On peut naturellement (c’est même recommandé), désigner plusieurs mandataires, sur des champs différents : par exemple le conjoint pour la partie protection de la personne et gestion du patrimoine privé, et un tiers pour le patrimoine professionnel. Il est tout aussi possible (et recommandé) de prévoir des mandataires « subsidiaires », en cas d’indisponibilité, de conflit d’intérêts, ou de refus de la mission par le mandataire…

Si le mandat peut être rédigé sous seing privé, il est recommandé de prévoir l’intervention d’un notaire, car seul un acte authentique permettra au mandataire d’effectuer des actes de disposition.

Le législateur a voulu donner une place particulière à ce mandat de protection future, et privilégier l’autonomie de la volonté, puisqu’il doit s’appliquer par priorité sur les mesures judiciaires.

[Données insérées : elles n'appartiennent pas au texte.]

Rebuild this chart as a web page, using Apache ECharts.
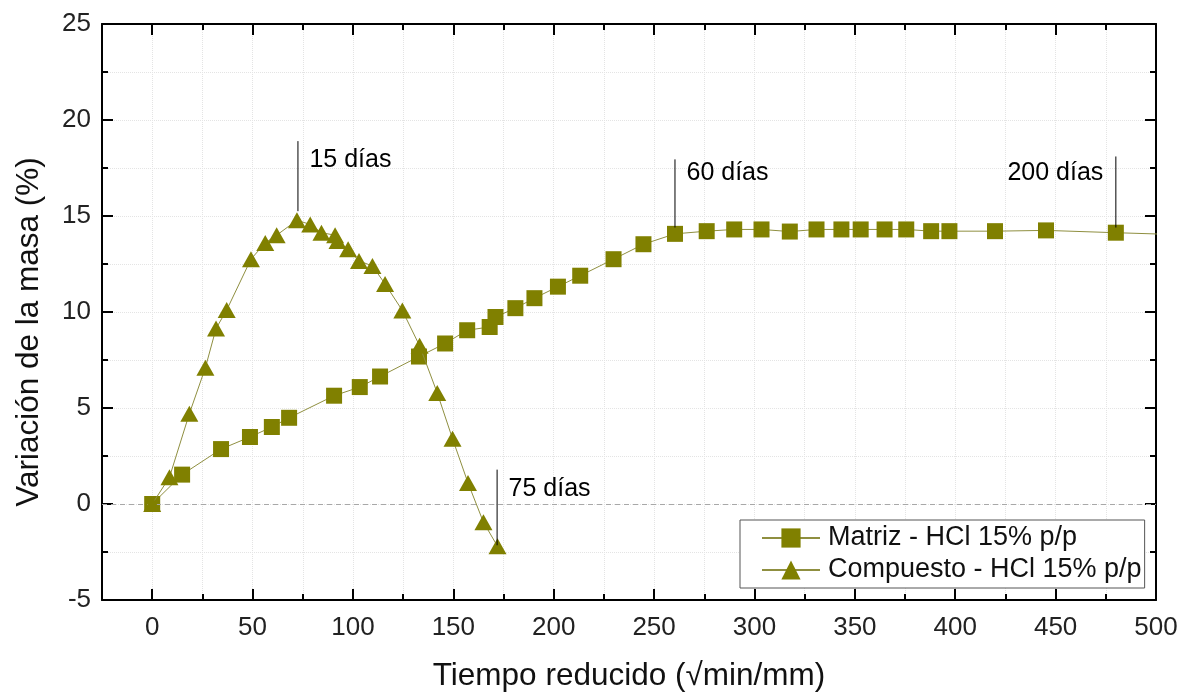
<!DOCTYPE html>
<html>
<head>
<meta charset="utf-8">
<script src="https://cdn.jsdelivr.net/npm/echarts@6/dist/echarts.min.js"></script>
<style>
html,body{margin:0;padding:0;background:#ffffff;}
#chart{width:1187px;height:697px;}
</style>
</head>
<body>
<div id="chart"></div>
<script>
// ---- Data ----
const matrizName = 'Matriz - HCl 15% p/p';
const compName = 'Compuesto - HCl 15% p/p';

const matX = [0, 14.9, 34.3, 48.7, 59.6, 68.2, 90.6, 103.4, 113.5, 132.9, 145.9, 156.9, 168.1, 171, 180.9, 190.4, 202.1, 213.2, 229.8, 244.7, 260.4, 276.2, 289.9, 303.5, 317.6, 330.9, 343.3, 352.9, 364.8, 375.6, 388, 397.1, 419.8, 445.2, 480, 520];
const matY = [0, 1.53, 2.86, 3.49, 4.01, 4.49, 5.64, 6.09, 6.64, 7.68, 8.36, 9.05, 9.22, 9.74, 10.2, 10.72, 11.32, 11.89, 12.75, 13.53, 14.07, 14.21, 14.3, 14.3, 14.19, 14.3, 14.3, 14.3, 14.3, 14.3, 14.21, 14.21, 14.21, 14.25, 14.13, 14.0];

const compX = [0, 8.6, 18.5, 26.5, 31.8, 37.1, 49.2, 56.3, 62, 72.1, 78.7, 84.3, 91.1, 92.3, 97.6, 103, 109.7, 116, 124.6, 133.2, 142, 149.6, 157.3, 165, 172];
const compY = [0, 1.39, 4.7, 7.1, 9.14, 10.1, 12.75, 13.6, 14.0, 14.78, 14.56, 14.13, 14.0, 13.7, 13.27, 12.66, 12.4, 11.46, 10.08, 8.24, 5.78, 3.4, 1.1, -0.95, -2.2];

const xTicks = [0, 50, 100, 150, 200, 250, 300, 350, 400, 450, 500];
const yTicks = [-5, 0, 5, 10, 15, 20, 25];

const annotText = ['15 días', '60 días', '75 días', '200 días'];
const annotX = [72.6, 260.4, 171.8, 480];
const annotTop = [18.9, 17.95, 1.79, 18.1];
const annotBottom = [15.25, 14.4, -2.15, 14.4];
const annotTextY = [17.9, 17.25, 0.8, 17.25];
const annotSide = ['right', 'right', 'right', 'left'];

// ---- Styling ----
const FONT = "'Liberation Sans', Arial, sans-serif";
const OLIVE = '#808000';
const LINE_OLIVE = '#8f8f40';
const axisLineStyle = { color: '#000', width: 2 };
const tickLineStyle = { color: '#000', width: 2 };
const gridLine = { show: true, lineStyle: { color: '#e4e4e4', type: 'dotted', width: 1 } };

const zip = (xs, ys) => xs.map((x, i) => [x, ys[i]]);

const xBase = { type: 'value', min: -25, max: 500, gridIndex: 0 };
const yBase = { type: 'value', min: yTicks[0], max: yTicks[yTicks.length - 1], interval: 5, gridIndex: 0 };

const series = [
  {
    name: matrizName, type: 'line', data: zip(matX, matY),
    symbol: 'rect', symbolSize: 16,
    itemStyle: { color: OLIVE },
    lineStyle: { color: LINE_OLIVE, width: 1 },
    z: 4, clip: true, animation: false
  },
  {
    name: compName, type: 'line', data: zip(compX, compY),
    symbol: 'triangle', symbolSize: [18, 16],
    itemStyle: { color: OLIVE },
    lineStyle: { color: LINE_OLIVE, width: 1 },
    z: 5, clip: true, animation: false
  },
  {
    name: 'zero', type: 'line', data: [], animation: false,
    markLine: {
      silent: true, symbol: 'none', animation: false,
      label: { show: false },
      lineStyle: { color: '#a8a8a8', type: [5, 4], width: 1 },
      data: [{ yAxis: 0 }]
    }
  }
];

annotText.forEach((t, i) => {
  series.push({
    name: 'annot' + i, type: 'line', symbol: 'none', animation: false,
    data: [[annotX[i], annotBottom[i]], [annotX[i], annotTop[i]]],
    lineStyle: { color: '#000', width: 1, opacity: 1 }, z: 6
  });
});

series.push({
  name: 'annotText', type: 'scatter', symbolSize: 1, animation: false, z: 7,
  itemStyle: { color: 'rgba(0,0,0,0)' },
  data: annotText.map((t, i) => ({
    value: [annotX[i], annotTextY[i]],
    label: {
      show: true, formatter: t, position: annotSide[i], distance: annotSide[i] === 'right' ? 11 : 12,
      fontSize: 25, color: '#000', opacity: 1, fontFamily: FONT
    }
  }))
});

const option = {
  backgroundColor: '#ffffff',
  animation: false,
  grid: { left: 102, right: 31, top: 24, bottom: 94, containLabel: false },
  legend: {
    data: [matrizName, compName],
    orient: 'vertical',
    left: 740, top: 520,
    padding: [4, 3, 4, 21],
    itemWidth: 58, itemHeight: 24, itemGap: 4,
    borderColor: '#555', borderWidth: 1,
    backgroundColor: '#fff',
    textStyle: { fontSize: 27, color: '#111', fontFamily: FONT, lineHeight: 28, padding: [0, 0, 0, 3] }
  },
  xAxis: [
    Object.assign({}, xBase, {
      position: 'bottom', interval: 25,
      axisLine: { show: true, onZero: false, lineStyle: axisLineStyle },
      axisTick: { show: true, inside: true, length: 6, lineStyle: tickLineStyle },
      axisLabel: {
        formatter: v => (xTicks.indexOf(v) >= 0 ? String(v) : ''),
        margin: 15, fontSize: 26, color: '#222', fontFamily: FONT
      },
      splitLine: gridLine,
      name: 'Tiempo reducido (√min/mm)', nameLocation: 'middle', nameGap: 60,
      nameTextStyle: { fontSize: 31.5, color: '#111', fontFamily: FONT }
    }),
    Object.assign({}, xBase, {
      position: 'bottom',
      axisLine: { show: false, onZero: false },
      axisTick: { show: true, inside: true, length: 11, customValues: xTicks, lineStyle: tickLineStyle },
      axisLabel: { show: false },
      splitLine: { show: false }
    }),
    Object.assign({}, xBase, {
      position: 'top', interval: 25,
      axisLine: { show: true, onZero: false, lineStyle: axisLineStyle },
      axisTick: { show: true, inside: true, length: 6, lineStyle: tickLineStyle },
      axisLabel: { show: false },
      splitLine: { show: false }
    }),
    Object.assign({}, xBase, {
      position: 'top',
      axisLine: { show: false, onZero: false },
      axisTick: { show: true, inside: true, length: 11, customValues: xTicks, lineStyle: tickLineStyle },
      axisLabel: { show: false },
      splitLine: { show: false }
    })
  ],
  yAxis: [
    Object.assign({}, yBase, {
      position: 'left',
      axisLine: { show: true, onZero: false, lineStyle: axisLineStyle },
      axisTick: { show: true, inside: true, length: 11, lineStyle: tickLineStyle },
      minorTick: { show: true, splitNumber: 2, length: 6, lineStyle: tickLineStyle },
      axisLabel: { margin: 11, fontSize: 26, color: '#222', fontFamily: FONT },
      splitLine: gridLine,
      minorSplitLine: gridLine,
      name: 'Variación de la masa (%)', nameLocation: 'middle', nameGap: 57,
      nameTextStyle: { fontSize: 31.5, color: '#111', fontFamily: FONT, padding: [0, 40, 0, 0] }
    }),
    Object.assign({}, yBase, {
      position: 'right',
      axisLine: { show: true, onZero: false, lineStyle: axisLineStyle },
      axisTick: { show: true, inside: true, length: 11, lineStyle: tickLineStyle },
      minorTick: { show: true, splitNumber: 2, length: 6, lineStyle: tickLineStyle },
      axisLabel: { show: false },
      splitLine: { show: false }
    })
  ],
  series: series
};

const chart = echarts.init(document.getElementById('chart'), null, { renderer: 'canvas' });
chart.setOption(option);
</script>
</body>
</html>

Cependant, l’absence de publicité constituait jusqu’à présent une limite majeure à l’efficacité de ce dispositif. Sans registre dédié, il était impossible de vérifier l’existence d’un mandat en amont et de garantir cette priorité sur les autres mesures. Cette lacune est désormais comblée avec le décret du 16 novembre 2024 qui institue un registre de publicité spécifique.

Toutefois, il présente encore des limites : pour l’heure, son accès est réservé aux magistrats et greffiers. Ni les notaires ni les avocats, pourtant les principaux acteurs dans la mise en œuvre de ces mandats, n’y ont accès. Une ouverture à ces professionnels permettrait de garantir pleinement l’efficience et la sécurité juridique du dispositif.